On this quest, the map will change hands, assorted cities and factions will be visited. He’ll clash with generals and princes, and meet a power behind the scenes, Lady Hua (Qing Xu) and a banjo-playing beauty (Gina Chen Jin) who has her own agenda.
And he’ll do a hell of a lot of talking and listening as everybody schemes and counter-schemes, battle is joined in courtyards, temples and the like and fighters fly by wire into duels that pause for slo-mo, wind-blown hair close-ups, legions of minions and their gadgets are deployed and that damned map becomes a clue to our hero’s past.

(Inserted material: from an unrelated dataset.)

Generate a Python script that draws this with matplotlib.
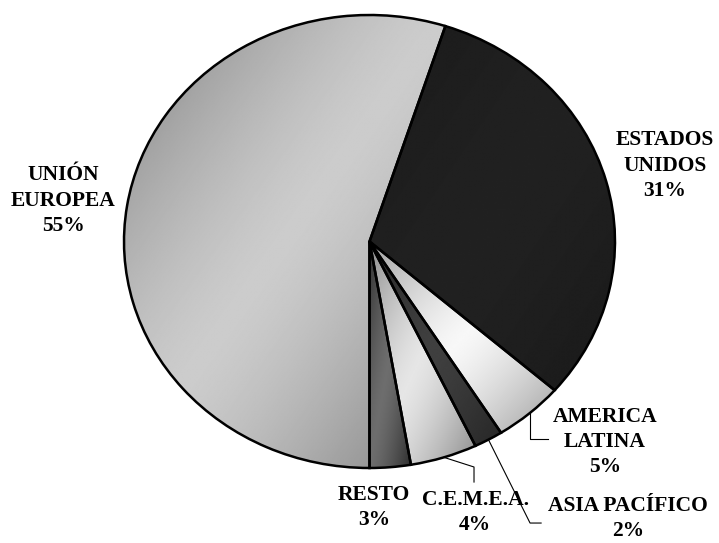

The CGI cities and digitally-assisted action beats are impressive, but the performances have a subtlety that plays as flat in this whirling, slicing and stabbing “epic.” A White Judge and a Black Judge are hurled into action in some memorable bits of self-sacrifice or extra special special effects. The Black Judge is mainly a swirling, empty cloak that all but swallows his foes when he’s in that form.
“Code of the Assassins” sweeps into action and peters out in a third act that starkly staggers into dull disappointment, sadly another thing this Hi-Yah! (its distributor’s chosen name) release shares with so many other “heros’ journeys,” so many of them with a DC or Marvel slapped onto the opening credits.
Rating: unrated, stabbings and slicings, bloody violence
Cast: Shaofeng Feng, Jun Hu, Qing Xu, Ray Lui, Jack Kao and
Gina Chen Jin
Credits: Directed by Daniel Lee, scripted by Yuan Tai Chi, Ravine Lang and Daniel Lee. A Well Go USA/Hi-Yah! release.